Cluster.prototype.display = function() {
  this.nodes.forEach(function(n) {
    n.display();
  }
  );
};

// This function connects one cluster to another
// Each point of one cluster connects to each point of the other cluster

Cluster.prototype.connect = function(other) {
  var selfDiam = this.diameter;
  this.nodes.forEach(function(pi) {
    other.nodes.forEach(function(pj) {
      physics.addSpring(
        new VerletMinDistanceSpring2D(
        pi, 
        pj, 
        (selfDiam + other.diameter) * 0.5, 
        options.minDistanceSpringStrength
        )
        );
    }
    )
  }
  );
};

Cluster.prototype.showConnections = function(other) {
  if (!other) {
    //draw all the internal connections
    stroke(0, 150);
    forEachNested(this.nodes, function(pi, pj) {
      line(pi.x, pi.y, pj.x, pj.y);
    }
    );
  } else {
    stroke(0, 15);
    this.nodes.forEach(function(pi) {
      other.nodes.forEach(function(pj) {
        line(pi.x, pi.y, pj.x, pj.y);
      }
      );
    }
    );
  }
};



// Node inherits from `toxi.physic2d.VerletParticle2D`
// and adds a `display()` function for rendering with p5.js
function Node(pos) {
  // extend VerletParticle2D!
  VerletParticle2D.call(this, pos);
}

Node.prototype = Object.create(VerletParticle2D.prototype);

Node.prototype.display = function() {
  fill(0, 150);
 
  ellipse(this.x, this.y, options.particleRadius, options.particleRadius);
};

The way to approach translating code from one language to another is not by going line-by-line and trying to translate every single thing. Instead, you need to take a step back and think about what the code is doing in the original language. Then you start fresh and do the same thing in the target language.

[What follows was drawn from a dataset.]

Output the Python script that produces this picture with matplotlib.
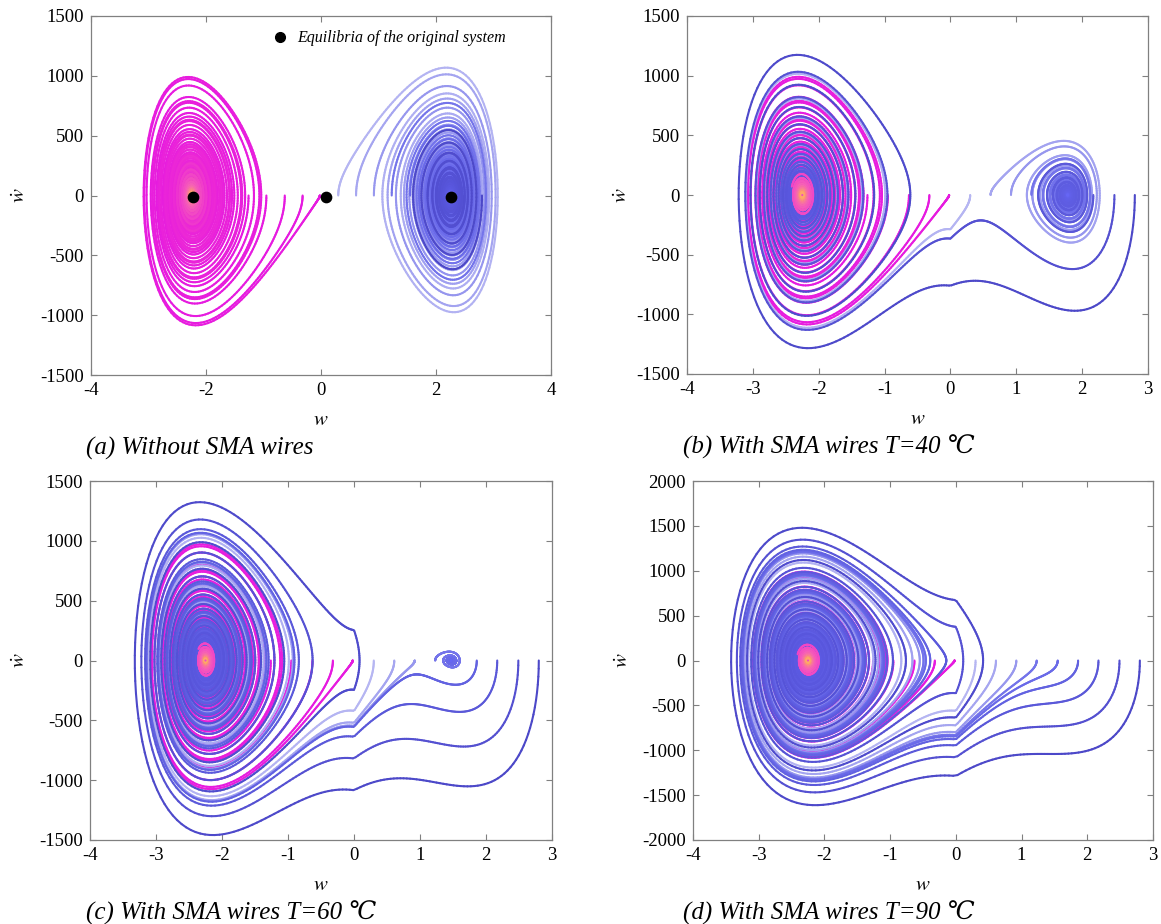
import numpy as np
import matplotlib
matplotlib.use("Agg")
import matplotlib.pyplot as plt
from matplotlib.collections import LineCollection
from matplotlib.colors import LinearSegmentedColormap, to_rgb
from matplotlib.lines import Line2D

# ---------------- data ----------------
# initial displacements (all released from rest, w_dot = 0), read on the w axis
w_start = [-1.26, -0.95, -0.63, -0.32, -0.02, 0.30, 0.61, 0.92,
           1.23, 1.55, 1.86, 2.17, 2.49, 2.80]

# bistable model: w'' = -c w' + b (A w - w^3) - b s(w),  s(w) = F + K w for w > 0 (SMA wires)
beam_b = 108000.0
beam_A = 5.0625
panel_c = [70.0, 70.0, 78.0, 70.0]
panel_F = [0.0, 2.03, 3.63, 5.95]
panel_K = [0.0, 0.75, 0.43, -0.69]

# equilibria of the original system (panel a)
eq_w = [-2.22, 0.08, 2.26]
eq_wdot = [-15, -15, -15]

captions = ["(a) Without SMA wires",
            "(b) With SMA wires T=40 \u2103",
            "(c) With SMA wires T=60 \u2103",
            "(d) With SMA wires T=90 \u2103"]
panel_xlim = [(-4, 4), (-4, 3), (-4, 3), (-4, 3)]
panel_ylim = [(-1500, 1500), (-1500, 1500), (-1500, 1500), (-2000, 2000)]
panel_xticks = [[-4, -2, 0, 2, 4], list(range(-4, 4)), list(range(-4, 4)), list(range(-4, 4))]

# ---------------- style ----------------
plt.rcParams["font.family"] = ["Liberation Serif", "DejaVu Serif", "DejaVu Sans"]
plt.rcParams["mathtext.fontset"] = "stix"
plt.rcParams["axes.unicode_minus"] = False

magenta_map = LinearSegmentedColormap.from_list(
    "mag", ["#e61ae0", "#ec28d6", "#f660b8", "#ffa868"])
blue_base = ["#b6b6f2", "#a6a6f0", "#9898ee", "#7474ea", "#6a6ae8",
             "#6262e0", "#5a58d8", "#5450d0", "#4c48c8"]
blue_end = "#6666f4"


def simulate(F, K, c, t_end=0.25, dt=1e-5, keep=5):
    w = np.array(w_start, dtype=float)
    v = np.zeros_like(w)

    def acc(w, v):
        sma = np.where(w > 0, F + K * w, 0.0)
        return -c * v + beam_b * (beam_A * w - w ** 3 - sma)

    n = int(t_end / dt)
    ws, vs = [], []
    for i in range(n):
        if i % keep == 0:
            ws.append(w.copy())
            vs.append(v.copy())
        k1w, k1v = v, acc(w, v)
        k2w, k2v = v + 0.5 * dt * k1v, acc(w + 0.5 * dt * k1w, v + 0.5 * dt * k1v)
        k3w, k3v = v + 0.5 * dt * k2v, acc(w + 0.5 * dt * k2w, v + 0.5 * dt * k2v)
        k4w, k4v = v + dt * k3v, acc(w + dt * k3w, v + dt * k3v)
        w = w + dt / 6 * (k1w + 2 * k2w + 2 * k3w + k4w)
        v = v + dt / 6 * (k1v + 2 * k2v + 2 * k3v + k4v)
    t = np.arange(len(ws)) * dt * keep
    return np.array(ws).T, np.array(vs).T, t


def segments(x, y):
    pts = np.column_stack([x, y]).reshape(-1, 1, 2)
    return np.concatenate([pts[:-1], pts[1:]], axis=1)


def add_traj(ax, x, y, colors, lw=1.5, z=2):
    lc = LineCollection(segments(x, y), colors=colors, linewidths=lw,
                        capstyle="round", joinstyle="round", zorder=z)
    ax.add_collection(lc)


fig = plt.figure(figsize=(11.61, 9.24), dpi=100)
W, H = 1161, 924
boxes = [(91, 16, 551, 375), (687, 16, 1148, 374),
         (90, 481, 552, 840), (693, 481, 1153, 840)]
label_x = [-0.133, -0.12, -0.13, -0.13]
caption_x = [86, 683, 86, 683]

for p in range(4):
    x0, y0, x1, y1 = boxes[p]
    ax = fig.add_axes([x0 / W, 1 - y1 / H, (x1 - x0) / W, (y1 - y0) / H])
    ws, vs, t = simulate(panel_F[p], panel_K[p], panel_c[p])
    frac = np.clip(t[:-1] / 0.12, 0, 1)

    left = [i for i, s in enumerate(w_start) if s <= 0]
    right = [i for i, s in enumerate(w_start) if s > 0]

    for i in left:
        add_traj(ax, ws[i], vs[i], magenta_map(frac), z=2)
    for k, i in enumerate(right):
        c0 = np.array(to_rgb(blue_base[k]))
        c1 = np.array(to_rgb(blue_end))
        cols = c0[None, :] * (1 - frac[:, None]) + c1[None, :] * frac[:, None]
        add_traj(ax, ws[i], vs[i], cols, z=3)
    # late part of the left-released orbits (orange core) on top
    tail = t > 0.06
    for i in left:
        add_traj(ax, ws[i][tail], vs[i][tail], magenta_map(frac[tail[:-1]][1:]), z=4)

    if p == 0:
        ax.scatter(eq_w, eq_wdot, s=55, color="black", zorder=6)
        h = Line2D([], [], marker="o", color="black", linestyle="none", markersize=7)
        ax.legend([h], ["Equilibria of the original system"], loc="upper left",
                  bbox_to_anchor=(0.345, 1.0), frameon=False, handletextpad=0.1,
                  prop={"style": "italic", "size": 11.5})

    ax.set_xlim(*panel_xlim[p])
    ax.set_ylim(*panel_ylim[p])
    ax.set_xticks(panel_xticks[p])
    ax.set_yticks(np.arange(panel_ylim[p][0], panel_ylim[p][1] + 1, 500))
    ax.tick_params(direction="in", top=True, right=True, length=4,
                   labelsize=13.5, color="#808080", pad=5)
    for sp in ax.spines.values():
        sp.set_color("#808080")
        sp.set_linewidth(0.9)
    ax.set_xlabel("$w$", fontsize=15)
    ax.set_ylabel(r"$\dot{w}$", fontsize=15)
    ax.xaxis.set_label_coords(0.5, -36 / (y1 - y0))
    ax.yaxis.set_label_coords(label_x[p], 0.5)

    fig.text(caption_x[p] / W, 1 - (y1 + 73) / H, captions[p], fontsize=18,
             style="italic", ha="left", va="center")

fig.savefig("out.png", dpi=100)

In other words, you don’t go from language one to language two. You go from language one, to a description of what the code does. Then you go from that description (also called an algorithm) to language two.

So, what does this code do? Which part are you trying to implement in the target language? Which step are you stuck on?

1 Like

Hi @shan :relaxed:

Processing is pretty close to p5, but not enough to be translated in one try, in my opinion. I think you should rewrite your code one function at a time.